Jack and Jill is not an example of Sandler trying something new and failing. It’s yet another example of Sandler failing to find the balance between stupid nonsense and interesting and clever characters we’d like to watch. Adam Sandler is and has always been into some weird and over-the-top comedy, and just because this one fails to hit the right mark, it does not mean Sandler and Dugan are losing their touch, because they have always been about goofy, falling-down humor. Despite completely despising this movie, I still did not find it worse than Little Nicky, and that movie was made when people were still behind Sandler’s twisted visions. In the time since, Sandler is still doing Sandler, it’s just that sometimes the pieces manage to land together a little better, and sometimes, as in Jack and Jill, they don’t. The first extras are the movie’s deleted scenes. Some of the scenes are brand new and some of them are early versions of scenes that later ended up in the movie. One deleted scene even features an advertisement from Shaq. Many of the deleted scenes are actually fairly suggestive, and while I hope they were cut due to poor taste, it seems more likely they were cut to fit the PG rating.

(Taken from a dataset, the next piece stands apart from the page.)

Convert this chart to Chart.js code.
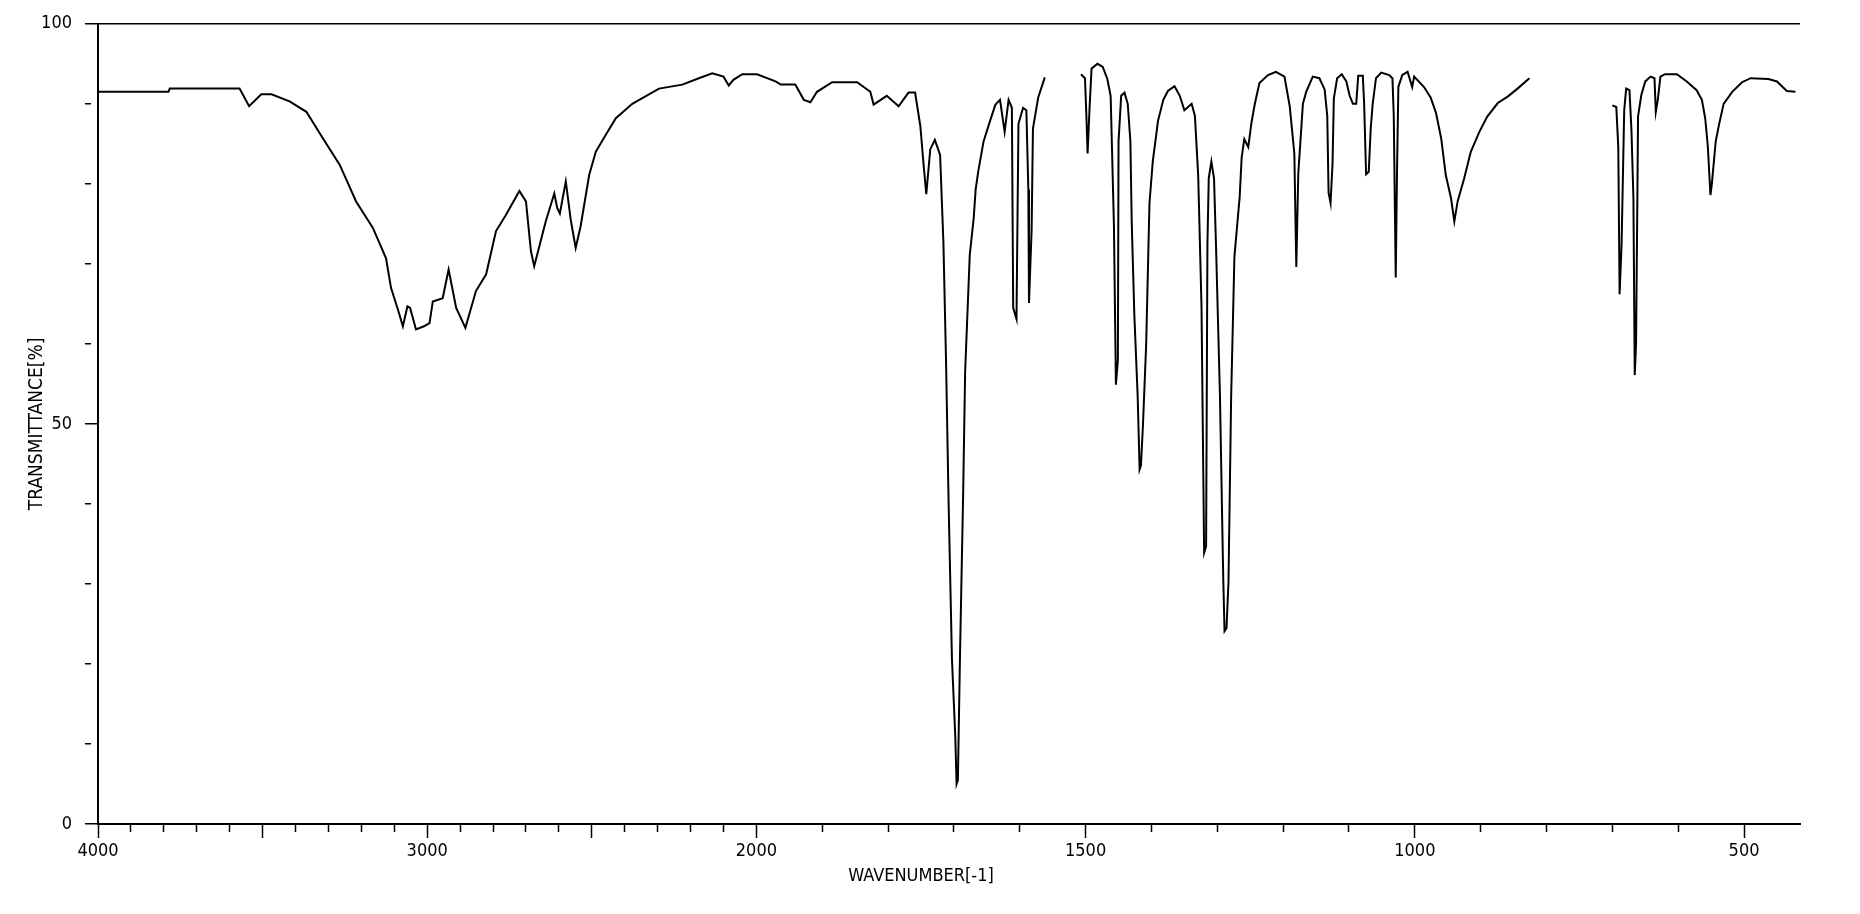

An outtake reel follows, in which Pacino proclaims, “This is a ludicrous mess” and Sandler lovingly intones, “But that is why people are going to love it.” Right. This movie did not make back its production budget, people. Other segments include “Look Who Stopped By,” which spotlights some of the many cameos appearing in the film; “Stomach Ache”; and “Don’t Call It A Boat -- Royal Caribbean," which is about the cruise scenes.
Honestly, the disc is put together really nicely. The picture looks great, the menu is easy to maneuver through, the disc automatically offers playback if you stop play mid-movie, and there are many extras that pack a lot of punch. If Jack and Jill weren’t such an absolute assault on the senses itself, I would highly recommend the Blu-Ray set. So, if you liked the movie, I say go for it.